| Goal of the exercise |
Your task is to give the listing below back word for word, pictures excluded.

| Material provided |
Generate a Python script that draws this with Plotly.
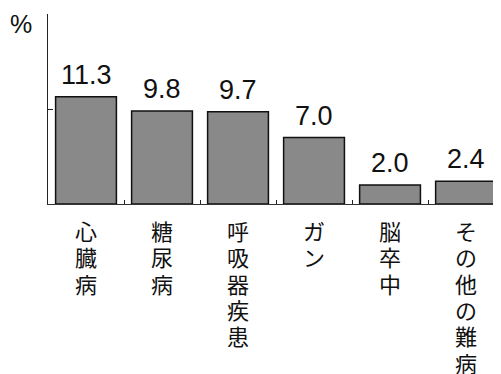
import plotly.graph_objects as go

categories = ["心臓病", "糖尿病", "呼吸器疾患", "ガン", "脳卒中", "その他の難病"]
values = [11.3, 9.8, 9.7, 7.0, 2.0, 2.4]
value_labels = ["11.3", "9.8", "9.7", "7.0", "2.0", "2.4"]
y_ticks = [10, 20]

jp_font = "Noto Sans CJK JP"
num_font = "Liberation Sans, Arial, sans-serif"

fig = go.Figure()
fig.add_trace(go.Bar(
    x=categories, y=values,
    marker=dict(color="#898989", line=dict(color="#111111", width=1.5)),
    width=0.8,
    hoverinfo="skip",
))

# value labels above bars
for cat, v, lab in zip(categories, values, value_labels):
    fig.add_annotation(x=cat, y=v, text=lab, showarrow=False,
                       xref="x", yref="y", yanchor="bottom", yshift=5,
                       font=dict(family=num_font, size=27, color="#111111"))

# vertical Japanese category labels, one character per line (tight pitch)
pitch = 26.3
for cat in categories:
    for i, ch in enumerate(cat):
        fig.add_annotation(x=cat, y=0, text=ch, showarrow=False,
                           xref="x", yref="paper", yanchor="top",
                           yshift=-8 - i * pitch,
                           font=dict(family=jp_font, size=22, color="#111111"))

fig.add_annotation(x=0, y=1, xref="paper", yref="paper", text="%",
                   showarrow=False, xanchor="right", yanchor="top",
                   xshift=-14, yshift=6,
                   font=dict(family=num_font, size=25, color="#111111"))

# page body adds an 8px margin, so the figure is sized to fit the window
fig.update_layout(
    width=493, height=366,
    margin=dict(l=40, r=0, t=6, b=170),
    plot_bgcolor="white", paper_bgcolor="white",
    showlegend=False,
    xaxis=dict(type="category", range=[-0.5, 5.46], showticklabels=False,
               tickson="boundaries", ticks="inside", ticklen=4, tickcolor="#222222",
               showline=True, linecolor="#333333", linewidth=1.2,
               showgrid=False, zeroline=False, fixedrange=True),
    yaxis=dict(range=[0, 20], tickvals=y_ticks, showticklabels=False,
               ticks="inside", ticklen=5, tickcolor="#222222",
               showline=True, linecolor="#222222", linewidth=1,
               showgrid=False, zeroline=False, fixedrange=True),
)

fig.write_html("out.html")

| Response below |
Generate a Python script that draws this with Plotly.
import plotly.graph_objects as go

categories = ["心臓病", "糖尿病", "呼吸器疾患", "ガン", "脳卒中", "その他の難病"]
values = [11.3, 9.8, 9.7, 7.0, 2.0, 2.4]
value_labels = ["11.3", "9.8", "9.7", "7.0", "2.0", "2.4"]
y_ticks = [10, 20]

jp_font = "Noto Sans CJK JP"
num_font = "Liberation Sans, Arial, sans-serif"

fig = go.Figure()
fig.add_trace(go.Bar(
    x=categories, y=values,
    marker=dict(color="#898989", line=dict(color="#111111", width=1.5)),
    width=0.8,
    hoverinfo="skip",
))

# value labels above bars
for cat, v, lab in zip(categories, values, value_labels):
    fig.add_annotation(x=cat, y=v, text=lab, showarrow=False,
                       xref="x", yref="y", yanchor="bottom", yshift=5,
                       font=dict(family=num_font, size=27, color="#111111"))

# vertical Japanese category labels, one character per line (tight pitch)
pitch = 26.3
for cat in categories:
    for i, ch in enumerate(cat):
        fig.add_annotation(x=cat, y=0, text=ch, showarrow=False,
                           xref="x", yref="paper", yanchor="top",
                           yshift=-8 - i * pitch,
                           font=dict(family=jp_font, size=22, color="#111111"))

fig.add_annotation(x=0, y=1, xref="paper", yref="paper", text="%",
                   showarrow=False, xanchor="right", yanchor="top",
                   xshift=-14, yshift=6,
                   font=dict(family=num_font, size=25, color="#111111"))

# page body adds an 8px margin, so the figure is sized to fit the window
fig.update_layout(
    width=493, height=366,
    margin=dict(l=40, r=0, t=6, b=170),
    plot_bgcolor="white", paper_bgcolor="white",
    showlegend=False,
    xaxis=dict(type="category", range=[-0.5, 5.46], showticklabels=False,
               tickson="boundaries", ticks="inside", ticklen=4, tickcolor="#222222",
               showline=True, linecolor="#333333", linewidth=1.2,
               showgrid=False, zeroline=False, fixedrange=True),
    yaxis=dict(range=[0, 20], tickvals=y_ticks, showticklabels=False,
               ticks="inside", ticklen=5, tickcolor="#222222",
               showline=True, linecolor="#222222", linewidth=1,
               showgrid=False, zeroline=False, fixedrange=True),
)

fig.write_html("out.html")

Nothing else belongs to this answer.